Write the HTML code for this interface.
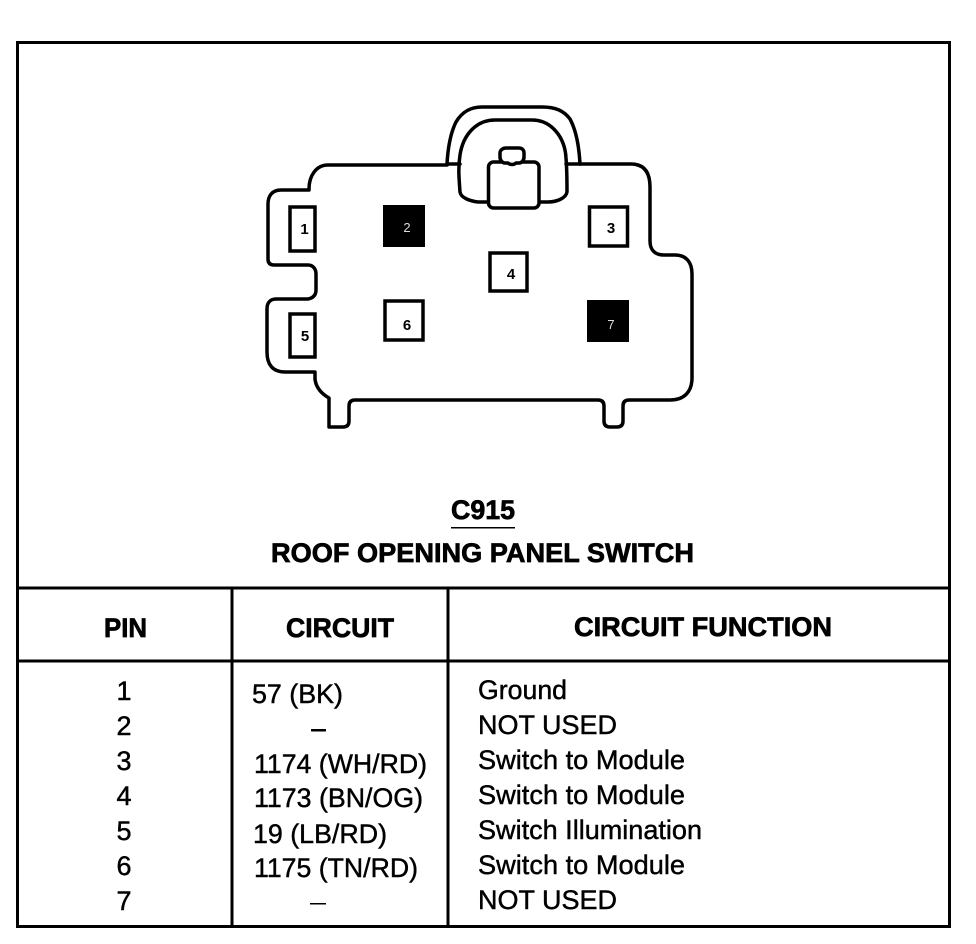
<!DOCTYPE html>
<html>
<head>
<meta charset="utf-8">
<style>
html,body{margin:0;padding:0;background:#fff;}
svg{display:block;}
text{font-family:"Liberation Sans",sans-serif;fill:#000;}
.b{font-weight:bold;font-size:27px;stroke:#000;stroke-width:.7px;}
.r{font-size:27px;stroke:#000;stroke-width:.45px;}
.p{font-size:15px;font-weight:bold;text-anchor:middle;}
.c{text-anchor:middle;}
</style>
</head>
<body>
<svg width="976" height="944" viewBox="0 0 976 944" xmlns="http://www.w3.org/2000/svg">
<rect width="976" height="944" fill="#fff"/>
<g fill="none" stroke="#000" stroke-width="3">
<rect x="17.5" y="42.5" width="932" height="884"/>
<path d="M17 588H950M17 661H950M232 588V928M448 588V928"/>
</g>
<g fill="none" stroke="#000" stroke-width="3.5" stroke-linejoin="round" stroke-linecap="round">
<path d="M447 165H328C316 165 309 176 309 189V190H281C272 190 268 196 268 204V259C268 263 270 265 274 265H308C313 265 316 269 316 274V290C316 295 313 298 308 299H276C270 299 267 303 267 309V352C267 365 273 372 285 372H315V379C316 388 322 394 329 398V427H343C347 427 349 425 349 421V406C349 402 351 400 355 400H598C602 400 604 402 604 406V421C604 425 606 427 610 427H617C621 427 623 425 623 421V406C623 402 625 400 629 400H670C684 400 692 392 692 378V274C692 262 686 255 675 255H664C655 255 650 250 650 241V187C650 172 644 164 631 164H580"/>
<path d="M447 164C448 146 451 132 456 122C462 112 470 107 482 107H542C556 107 564 111 570 119C576 130 579 146 580 164"/>
<path d="M460 164H447M580 164H566"/>
<path d="M488 202H478C470 201 461 198 460 192C459 178 458 168 460 155C463 135 476 120 495 120H532C552 120 565 138 566 158C567 170 567 182 567 192C566 198 557 202 548 202H539"/>
<rect x="488.500" y="162" width="50.500" height="46" rx="5" fill="#fff"/>
<path d="M508 163H505C502 163 500 160 500 157V153C500 150 503 148 506 148H519C522 148 524 150 524 153V157C524 160 522 163 519 163H516C514 165 510 165 508 163Z" fill="#fff"/>
</g>
<g fill="#fff" stroke="#000" stroke-width="3.5">
<rect x="290" y="207" width="25" height="44"/>
<rect x="589.500" y="207" width="38" height="39"/>
<rect x="490" y="253" width="37" height="38"/>
<rect x="290" y="314" width="25" height="43"/>
<rect x="385" y="301" width="38" height="39"/>
</g>
<rect x="383" y="205" width="42" height="42" fill="#000"/>
<rect x="587" y="300" width="42" height="42" fill="#000"/>
<text class="p" x="304.500" y="234">1</text>
<text class="p" x="407" y="232" style="fill:#ddd;font-weight:normal;font-size:13px">2</text>
<text class="p" x="611" y="233">3</text>
<text class="p" x="511" y="279">4</text>
<text class="p" x="305" y="341">5</text>
<text class="p" x="407" y="330">6</text>
<text class="p" x="611" y="329" style="fill:#ddd;font-weight:normal;font-size:13px">7</text>

<text class="b" x="451" y="519" textLength="64" lengthAdjust="spacingAndGlyphs">C915</text>
<rect x="451" y="527" width="64" height="1.500" fill="#000"/>
<text class="b" x="271" y="562" textLength="423" lengthAdjust="spacingAndGlyphs">ROOF OPENING PANEL SWITCH</text>

<text class="b" x="104" y="637" textLength="43" lengthAdjust="spacingAndGlyphs">PIN</text>
<text class="b" x="286" y="637" textLength="108" lengthAdjust="spacingAndGlyphs">CIRCUIT</text>
<text class="b" x="574" y="636" textLength="258" lengthAdjust="spacingAndGlyphs">CIRCUIT FUNCTION</text>

<g class="pins">
<text class="r c" x="124" y="700">1</text>
<text class="r c" x="124" y="735">2</text>
<text class="r c" x="124" y="770">3</text>
<text class="r c" x="124" y="805">4</text>
<text class="r c" x="124" y="840">5</text>
<text class="r c" x="124" y="875">6</text>
<text class="r c" x="124" y="910">7</text>
</g>

<text class="r" x="252" y="703" textLength="91" lengthAdjust="spacingAndGlyphs">57 (BK)</text>
<rect x="311" y="729" width="15" height="2.500" fill="#000"/>
<text class="r" x="254" y="773" textLength="173" lengthAdjust="spacingAndGlyphs">1174 (WH/RD)</text>
<text class="r" x="254" y="807" textLength="169" lengthAdjust="spacingAndGlyphs">1173 (BN/OG)</text>
<text class="r" x="253" y="843" textLength="134" lengthAdjust="spacingAndGlyphs">19 (LB/RD)</text>
<text class="r" x="254" y="877" textLength="164" lengthAdjust="spacingAndGlyphs">1175 (TN/RD)</text>
<rect x="310" y="903" width="16" height="1.500" fill="#000"/>

<text class="r" x="478" y="699" textLength="89" lengthAdjust="spacingAndGlyphs">Ground</text>
<text class="r" x="478" y="734" textLength="139" lengthAdjust="spacingAndGlyphs">NOT USED</text>
<text class="r" x="478" y="769" textLength="207" lengthAdjust="spacingAndGlyphs">Switch to Module</text>
<text class="r" x="478" y="804" textLength="207" lengthAdjust="spacingAndGlyphs">Switch to Module</text>
<text class="r" x="478" y="839" textLength="224" lengthAdjust="spacingAndGlyphs">Switch Illumination</text>
<text class="r" x="478" y="874" textLength="207" lengthAdjust="spacingAndGlyphs">Switch to Module</text>
<text class="r" x="478" y="909" textLength="139" lengthAdjust="spacingAndGlyphs">NOT USED</text>
</svg>
</body>
</html>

══════════════════════════════

BRIEF: Repeat the data exactly, excluding the pictures.

TASK ANSWER:
Write the HTML code for this interface.
<!DOCTYPE html>
<html>
<head>
<meta charset="utf-8">
<style>
html,body{margin:0;padding:0;background:#fff;}
svg{display:block;}
text{font-family:"Liberation Sans",sans-serif;fill:#000;}
.b{font-weight:bold;font-size:27px;stroke:#000;stroke-width:.7px;}
.r{font-size:27px;stroke:#000;stroke-width:.45px;}
.p{font-size:15px;font-weight:bold;text-anchor:middle;}
.c{text-anchor:middle;}
</style>
</head>
<body>
<svg width="976" height="944" viewBox="0 0 976 944" xmlns="http://www.w3.org/2000/svg">
<rect width="976" height="944" fill="#fff"/>
<g fill="none" stroke="#000" stroke-width="3">
<rect x="17.5" y="42.5" width="932" height="884"/>
<path d="M17 588H950M17 661H950M232 588V928M448 588V928"/>
</g>
<g fill="none" stroke="#000" stroke-width="3.5" stroke-linejoin="round" stroke-linecap="round">
<path d="M447 165H328C316 165 309 176 309 189V190H281C272 190 268 196 268 204V259C268 263 270 265 274 265H308C313 265 316 269 316 274V290C316 295 313 298 308 299H276C270 299 267 303 267 309V352C267 365 273 372 285 372H315V379C316 388 322 394 329 398V427H343C347 427 349 425 349 421V406C349 402 351 400 355 400H598C602 400 604 402 604 406V421C604 425 606 427 610 427H617C621 427 623 425 623 421V406C623 402 625 400 629 400H670C684 400 692 392 692 378V274C692 262 686 255 675 255H664C655 255 650 250 650 241V187C650 172 644 164 631 164H580"/>
<path d="M447 164C448 146 451 132 456 122C462 112 470 107 482 107H542C556 107 564 111 570 119C576 130 579 146 580 164"/>
<path d="M460 164H447M580 164H566"/>
<path d="M488 202H478C470 201 461 198 460 192C459 178 458 168 460 155C463 135 476 120 495 120H532C552 120 565 138 566 158C567 170 567 182 567 192C566 198 557 202 548 202H539"/>
<rect x="488.500" y="162" width="50.500" height="46" rx="5" fill="#fff"/>
<path d="M508 163H505C502 163 500 160 500 157V153C500 150 503 148 506 148H519C522 148 524 150 524 153V157C524 160 522 163 519 163H516C514 165 510 165 508 163Z" fill="#fff"/>
</g>
<g fill="#fff" stroke="#000" stroke-width="3.5">
<rect x="290" y="207" width="25" height="44"/>
<rect x="589.500" y="207" width="38" height="39"/>
<rect x="490" y="253" width="37" height="38"/>
<rect x="290" y="314" width="25" height="43"/>
<rect x="385" y="301" width="38" height="39"/>
</g>
<rect x="383" y="205" width="42" height="42" fill="#000"/>
<rect x="587" y="300" width="42" height="42" fill="#000"/>
<text class="p" x="304.500" y="234">1</text>
<text class="p" x="407" y="232" style="fill:#ddd;font-weight:normal;font-size:13px">2</text>
<text class="p" x="611" y="233">3</text>
<text class="p" x="511" y="279">4</text>
<text class="p" x="305" y="341">5</text>
<text class="p" x="407" y="330">6</text>
<text class="p" x="611" y="329" style="fill:#ddd;font-weight:normal;font-size:13px">7</text>

<text class="b" x="451" y="519" textLength="64" lengthAdjust="spacingAndGlyphs">C915</text>
<rect x="451" y="527" width="64" height="1.500" fill="#000"/>
<text class="b" x="271" y="562" textLength="423" lengthAdjust="spacingAndGlyphs">ROOF OPENING PANEL SWITCH</text>

<text class="b" x="104" y="637" textLength="43" lengthAdjust="spacingAndGlyphs">PIN</text>
<text class="b" x="286" y="637" textLength="108" lengthAdjust="spacingAndGlyphs">CIRCUIT</text>
<text class="b" x="574" y="636" textLength="258" lengthAdjust="spacingAndGlyphs">CIRCUIT FUNCTION</text>

<g class="pins">
<text class="r c" x="124" y="700">1</text>
<text class="r c" x="124" y="735">2</text>
<text class="r c" x="124" y="770">3</text>
<text class="r c" x="124" y="805">4</text>
<text class="r c" x="124" y="840">5</text>
<text class="r c" x="124" y="875">6</text>
<text class="r c" x="124" y="910">7</text>
</g>

<text class="r" x="252" y="703" textLength="91" lengthAdjust="spacingAndGlyphs">57 (BK)</text>
<rect x="311" y="729" width="15" height="2.500" fill="#000"/>
<text class="r" x="254" y="773" textLength="173" lengthAdjust="spacingAndGlyphs">1174 (WH/RD)</text>
<text class="r" x="254" y="807" textLength="169" lengthAdjust="spacingAndGlyphs">1173 (BN/OG)</text>
<text class="r" x="253" y="843" textLength="134" lengthAdjust="spacingAndGlyphs">19 (LB/RD)</text>
<text class="r" x="254" y="877" textLength="164" lengthAdjust="spacingAndGlyphs">1175 (TN/RD)</text>
<rect x="310" y="903" width="16" height="1.500" fill="#000"/>

<text class="r" x="478" y="699" textLength="89" lengthAdjust="spacingAndGlyphs">Ground</text>
<text class="r" x="478" y="734" textLength="139" lengthAdjust="spacingAndGlyphs">NOT USED</text>
<text class="r" x="478" y="769" textLength="207" lengthAdjust="spacingAndGlyphs">Switch to Module</text>
<text class="r" x="478" y="804" textLength="207" lengthAdjust="spacingAndGlyphs">Switch to Module</text>
<text class="r" x="478" y="839" textLength="224" lengthAdjust="spacingAndGlyphs">Switch Illumination</text>
<text class="r" x="478" y="874" textLength="207" lengthAdjust="spacingAndGlyphs">Switch to Module</text>
<text class="r" x="478" y="909" textLength="139" lengthAdjust="spacingAndGlyphs">NOT USED</text>
</svg>
</body>
</html>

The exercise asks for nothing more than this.